Age of consent in the US
Executive summary
The legal age of sexual consent in the United States is set by states and territories and therefore varies: most states set it between 16 and 18 years old, with the lowest statutory age commonly cited as 16 and the highest as 18 [1] [2]. States frequently include close‑in‑age “Romeo and Juliet” exemptions, and federal statutes can apply in certain cross‑jurisdictional contexts, making the practical legal landscape more complex than a single national number [1] [3] [4].
1. What the law generally says: state control, 16–18 range
Every U.S. state and territory determines its own age of consent by statute or common law, producing a range across the country with most jurisdictions fixing the threshold at either 16, 17, or 18 years old; authoritative compilations used in public reporting concur that the minimum across states is 16 and the maximum is 18 [4] [1] [2]. Multiple state guides and maps that track these laws emphasize the same 16–18 spread and note that legislatures occasionally change their statutes, which is why up‑to‑date, state‑specific checking is necessary [1] [5].
2. The close‑in‑age exception and how it matters
A critical practical caveat is the widespread use of close‑in‑age or “Romeo and Juliet” exemptions that mitigate criminal exposure when partners are near in age; these carveouts exist precisely to avoid prosecuting consensual relationships between teenagers who are both under a state’s statutory age of consent [1] [2]. Reporting repeatedly flags these exceptions because they alter enforcement outcomes—what would be statutory rape in a strict reading can be decriminalized when the parties are within a legislatively prescribed age gap [1] [6].
3. Federal law: limited overlay, not a single national age
Federal statutes do apply in certain circumstances—most notably in interstate cases, online sexual exploitation, trafficking, or where federal jurisdiction is invoked—but they do not universally replace state ages of consent with a single nationwide threshold in ordinary state‑law sexual‑consent cases; reliable sources note federal statutes “play a role” while the states retain primary authority [3] [4]. Some legal summaries and secondary sources suggest an effective federal benchmark of 18 in specific contexts, but those assertions reflect limited federal offenses rather than a blanket federal age of consent applicable to all sexual activity across states [7] [3].
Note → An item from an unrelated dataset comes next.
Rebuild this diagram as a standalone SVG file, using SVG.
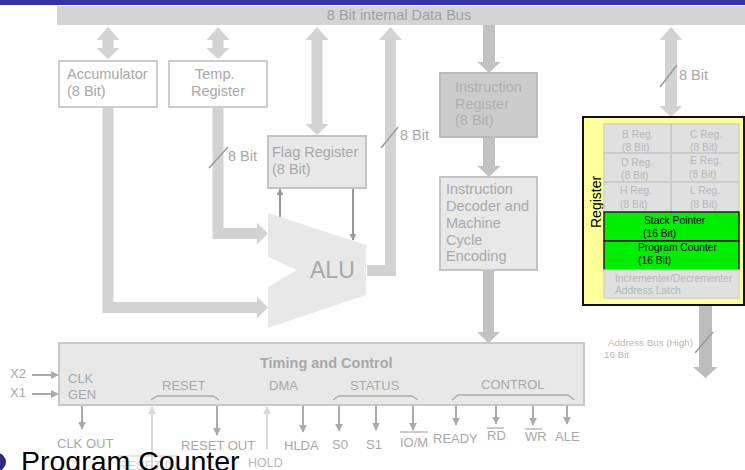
<svg xmlns="http://www.w3.org/2000/svg" width="745" height="470" viewBox="0 0 745 470">
<defs>
<style>
text{font-family:"Liberation Sans",Arial,sans-serif;fill:#a8a8a8}
.t14{font-size:14.5px}
.t13{font-size:13px}
.sm{font-size:10.3px;fill:#b8b8b8}
.blk{fill:#000}
.bus{fill:#d3d3d3}
.dk{fill:#c2c2c2}
.thin{stroke:#aaaaaa;stroke-width:2;fill:none}
.lt{stroke:#d8d8d8;stroke-width:2;fill:none}
.sl{stroke:#9a9a9a;stroke-width:1.5}
.ov{stroke:#aaaaaa;stroke-width:1.2}
</style>
<marker id="ah" viewBox="0 0 10 10" refX="9" refY="5" markerWidth="4" markerHeight="4.5" orient="auto" markerUnits="strokeWidth"><path d="M0,0L10,5L0,10z" fill="#aaaaaa"/></marker>
<marker id="ahl" viewBox="0 0 10 10" refX="9" refY="5" markerWidth="4" markerHeight="4.5" orient="auto" markerUnits="strokeWidth"><path d="M0,0L10,5L0,10z" fill="#d8d8d8"/></marker>
<marker id="ahd" viewBox="0 0 10 10" refX="9" refY="5" markerWidth="3.5" markerHeight="4" orient="auto" markerUnits="strokeWidth"><path d="M0,0L10,5L0,10z" fill="#999999"/></marker>
</defs>
<rect x="0" y="0" width="745" height="5" fill="#3434a8"/>

<g id="databus">
<rect x="57" y="6" width="688" height="19" fill="#d4d4d4"/>
<text x="399" y="20" text-anchor="middle" style="font-size:14.5px;fill:#a0a0a0">8 Bit internal Data Bus</text>
</g>

<g id="connectors">
<polygon class="bus" points="108,27 119.5,40 113.5,40 113.5,48 119.5,48 108,59 96.5,48 102.5,48 102.5,40 96.5,40"/>
<polygon class="bus" points="218,27 229.5,40 223.5,40 223.5,48 229.5,48 218,59 206.5,48 212.5,48 212.5,40 206.5,40"/>
<polygon class="bus" points="317,27 328.5,40 322.5,40 322.5,124 328.5,124 317,135 305.5,124 311.5,124 311.5,40 305.5,40"/>
<polygon class="bus" points="390.5,27 402,40 396,40 396,276 367,276 367,265 385,265 385,40 379,40"/>
<polygon class="bus" points="671,27 682.5,40 677,40 677,106 682.5,106 671,117 659.5,106 665,106 665,40 659.5,40"/>
<polygon class="dk" points="483,25 495,25 495,62 500.5,62 489,73 477.5,62 483,62"/>
<polygon class="dk" points="483,137 495,137 495,166 500.5,166 489,177 477.5,166 483,166"/>
<polygon class="dk" points="483,270 494,270 494,332 500,332 488.5,343 477,332 483,332"/>
<polygon class="bus" points="102.5,107 113.5,107 113.5,302 257,302 257,296.5 268,307.5 257,318.5 257,313 102.5,313"/>
<polygon class="bus" points="212.5,107 223.5,107 223.5,228 257,228 257,222.5 268,233.5 257,244.5 257,239 212.5,239"/>
<polygon fill="#bdbdbd" points="699,305 712,305 712,367 717.5,367 705.5,378 693,367 699,367"/>
<line x1="280" y1="217" x2="280" y2="189" stroke="#999" stroke-width="2" marker-end="url(#ahd)"/>
<line x1="353" y1="188" x2="353" y2="240" stroke="#999" stroke-width="2" marker-end="url(#ahd)"/>
<line class="sl" x1="209" y1="168" x2="228" y2="147"/>
<text class="t14" x="228" y="161">8 Bit</text>
<line class="sl" x1="381" y1="148" x2="398" y2="127"/>
<text class="t14" x="400" y="140">8 Bit</text>
<line class="sl" x1="660" y1="87" x2="677" y2="65"/>
<text class="t14" x="679" y="80">8 Bit</text>
<line class="sl" x1="695" y1="353" x2="713" y2="332"/>
<text x="608" y="346" style="font-size:9.8px;fill:#b8b8b8">Address Bus (High)</text>
<text x="604" y="358" style="font-size:9.8px;fill:#b8b8b8">16 Bit</text>
<line class="thin" x1="32" y1="375" x2="58" y2="375" marker-end="url(#ah)"/>
<line class="thin" x1="32" y1="394" x2="58" y2="394" marker-end="url(#ah)"/>
<line class="thin" x1="82" y1="406" x2="82" y2="429" marker-end="url(#ah)"/>
<line class="lt" x1="152" y1="470" x2="152" y2="407" marker-end="url(#ahl)"/>
<line class="thin" x1="217" y1="406" x2="217" y2="435" marker-end="url(#ah)"/>
<line class="lt" x1="267" y1="449" x2="267" y2="407" marker-end="url(#ahl)"/>
<line class="thin" x1="303" y1="406" x2="303" y2="432" marker-end="url(#ah)"/>
<line class="thin" x1="339" y1="406" x2="339" y2="431" marker-end="url(#ah)"/>
<line class="thin" x1="376" y1="406" x2="376" y2="430" marker-end="url(#ah)"/>
<line class="thin" x1="413" y1="406" x2="413" y2="430" marker-end="url(#ah)"/>
<line class="thin" x1="456" y1="406" x2="456" y2="425" marker-end="url(#ah)"/>
<line class="thin" x1="496" y1="406" x2="496" y2="424" marker-end="url(#ah)"/>
<line class="thin" x1="533" y1="406" x2="533" y2="425" marker-end="url(#ah)"/>
<line class="thin" x1="567" y1="406" x2="567" y2="424" marker-end="url(#ah)"/>
</g>

<g id="accumulator">
<rect x="59" y="61" width="98" height="46" fill="#fff" stroke="#cccccc" stroke-width="2"/>
<text class="t14" x="67" y="79">Accumulator</text>
<text class="t14" x="67" y="96">(8 Bit)</text>
</g>
<g id="temp">
<rect x="169" y="61" width="98" height="46" fill="#fff" stroke="#cccccc" stroke-width="2"/>
<text class="t14" x="195" y="79">Temp.</text>
<text class="t14" x="191" y="96">Register</text>
</g>
<g id="flag">
<rect x="268" y="136" width="98" height="52" fill="#e8e8e8" stroke="#c4c4c4" stroke-width="2"/>
<text class="t14" x="272" y="157">Flag Register</text>
<text class="t14" x="272" y="174">(8 Bit)</text>
</g>
<g id="alu">
<polygon points="268,213 366,245 366,295 268,328 268,287 297,270 268,257" fill="#e8e8e8"/>
<text x="310" y="278" style="font-size:23px;fill:#a8a8a8">ALU</text>
</g>
<g id="ir">
<rect x="440" y="73" width="97" height="64" fill="#cccccc" stroke="#bbbbbb" stroke-width="2"/>
<text class="t14" x="455" y="92" style="fill:#b0b0b0">Instruction</text>
<text class="t14" x="455" y="108.5" style="fill:#b0b0b0">Register</text>
<text class="t14" x="455" y="125" style="fill:#b0b0b0">(8 Bit)</text>
</g>
<g id="decoder">
<rect x="440" y="177" width="97" height="93" fill="#e8e8e8" stroke="#c4c4c4" stroke-width="2"/>
<text class="t14" x="446" y="193.5">Instruction</text>
<text class="t14" x="446" y="210.5">Decoder and</text>
<text class="t14" x="446" y="227.5">Machine</text>
<text class="t14" x="446" y="244.5">Cycle</text>
<text class="t14" x="446" y="261">Encoding</text>
</g>
<g id="register">
<rect x="583" y="117" width="161" height="188" fill="#ffff99" stroke="#111" stroke-width="2"/>
<text transform="translate(601,228) rotate(-90)" class="blk" style="font-size:14px">Register</text>
<rect x="604" y="124" width="135" height="88" fill="#e0e0e0" stroke="#d0d0d0" stroke-width="1.5"/>
<line x1="671" y1="124" x2="671" y2="212" stroke="#c4c4c4" stroke-width="1.5"/>
<line x1="604" y1="153" x2="739" y2="153" stroke="#c4c4c4" stroke-width="1.5"/>
<line x1="604" y1="182" x2="739" y2="182" stroke="#c4c4c4" stroke-width="1.5"/>
<text class="sm" x="622" y="138">B Reg.</text>
<text class="sm" x="622" y="151">(8 Bit)</text>
<text class="sm" x="690" y="138">C Reg.</text>
<text class="sm" x="690" y="151">(8 Bit)</text>
<text class="sm" x="621" y="166">D Reg.</text>
<text class="sm" x="621" y="179">(8 Bit)</text>
<text class="sm" x="690" y="164">E Reg.</text>
<text class="sm" x="689" y="177.5">(8 Bit)</text>
<text class="sm" x="620" y="194">H Reg.</text>
<text class="sm" x="620" y="207.5">(8 Bit)</text>
<text class="sm" x="690" y="194">L Reg.</text>
<text class="sm" x="690" y="207.5">(8 Bit)</text>
<rect x="604" y="212" width="135" height="29" fill="#00ee00" stroke="#222" stroke-width="1.5"/>
<rect x="604" y="241" width="135" height="29" fill="#00ee00" stroke="#222" stroke-width="1.5"/>
<text class="blk" x="644" y="224" style="font-size:10.3px">Stack Pointer</text>
<text class="blk" x="643" y="237" style="font-size:10.3px">(16 Bit)</text>
<text class="blk" x="638" y="251" style="font-size:10.3px">Program Counter</text>
<text class="blk" x="638" y="264" style="font-size:10.3px">(16 Bit)</text>
<rect x="604" y="270" width="135" height="28" fill="#e0e0e0" stroke="#d4d4d4" stroke-width="1.5"/>
<text class="sm" x="615" y="281.5">Incrementer/Decrementer</text>
<text class="sm" x="615" y="294">Address Latch</text>
</g>
<g id="timing">
<rect x="59" y="343" width="525" height="62" fill="#e8e8e8" stroke="#c8c8c8" stroke-width="2"/>
<text x="260" y="368" style="font-size:14.5px;font-weight:bold;fill:#a8a8a8">Timing and Control</text>
<text class="t13" x="68" y="383">CLK</text>
<text class="t13" x="68" y="399">GEN</text>
<text class="t13" x="162" y="390">RESET</text>
<text class="t13" x="269" y="390">DMA</text>
<text class="t13" x="350" y="390">STATUS</text>
<text class="t13" x="481" y="389">CONTROL</text>
<polyline points="151,400 157,396 213,396 219,400" fill="none" stroke="#aaaaaa" stroke-width="1.3"/>
<polyline points="333,400 339,396 412,396 418,400" fill="none" stroke="#aaaaaa" stroke-width="1.3"/>
<polyline points="452,400 458,395 568,395 574,400" fill="none" stroke="#aaaaaa" stroke-width="1.3"/>
</g>
<g id="pins">
<text class="t13" x="10" y="378">X2</text>
<text class="t13" x="10" y="397">X1</text>
<text class="t13" x="57" y="448">CLK OUT</text>
<text class="t13" x="118" y="470" style="fill:#d4d4d4">RESET IN</text>
<line x1="118" y1="456" x2="178" y2="456" stroke="#cccccc" stroke-width="1.2"/>
<text class="t13" x="181" y="450">RESET OUT</text>
<text x="248" y="467" style="font-size:12.5px;fill:#b8b8b8">HOLD</text>
<text class="t13" x="284" y="450">HLDA</text>
<text class="t13" x="332" y="449">S0</text>
<text class="t13" x="366" y="449">S1</text>
<text class="t13" x="400" y="447">IO/M</text>
<line class="ov" x1="400" y1="432" x2="428" y2="432"/>
<text class="t13" x="433" y="443">READY</text>
<text class="t13" x="487" y="440">RD</text>
<line class="ov" x1="487" y1="428" x2="504" y2="428"/>
<text class="t13" x="525" y="441">WR</text>
<line class="ov" x1="525" y1="429" x2="542" y2="429"/>
<text class="t13" x="555" y="441">ALE</text>
</g>
<g id="overlay">
<circle cx="-3" cy="462" r="9" fill="#2b2b80"/>
<text x="21" y="471" style="font-size:28.5px;fill:#000">Program Counter</text>
</g>
</svg>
4. Enforcement, historical shifts, and legislative churn
Age‑of‑consent rules have changed over time and remain politically and socially contested; examples of legislative change include Wyoming and New Mexico’s adjustments upward between 2018 and 2019, and legal commentators warn that statutory details and enforcement priorities differ state by state [5] [1]. Public‑facing law guides and government offices emphasize that statutory language, mandatory reporting rules, marriage laws, and prosecutorial discretion all affect whether an act becomes a criminal case, underscoring that the nominal age is only one part of enforcement practice [8] [9] [6].
5. Where common reporting overreaches and what this reporting cannot confirm
Many mainstream compilations succinctly state the 16–18 spread and summarize close‑in‑age exceptions, but they sometimes imply a simple national rule where nuance exists; sources here agree on the range but differ on how strongly to state a federal ceiling of 18—some secondary sites phrase federal involvement as establishing an 18‑year rule in specific federal offenses, a claim that conflates distinct statutory schemes [7] [3] [4]. This reporting cannot substitute for reading a specific state statute or for legal advice: it does not list each state’s precise statutory text or account for all individual exceptions or case law that shape prosecution and defense [1] [4].
6. Bottom line for readers seeking clarity
The concise answer: there is no single nationwide “age of consent” number; state laws set the ages, which range mainly from 16 to 18, and those laws commonly include close‑in‑age exceptions and interact with limited federal statutes in particular circumstances—consult the statute or an attorney in the relevant state for the precise rule in any given case [1] [2] [3].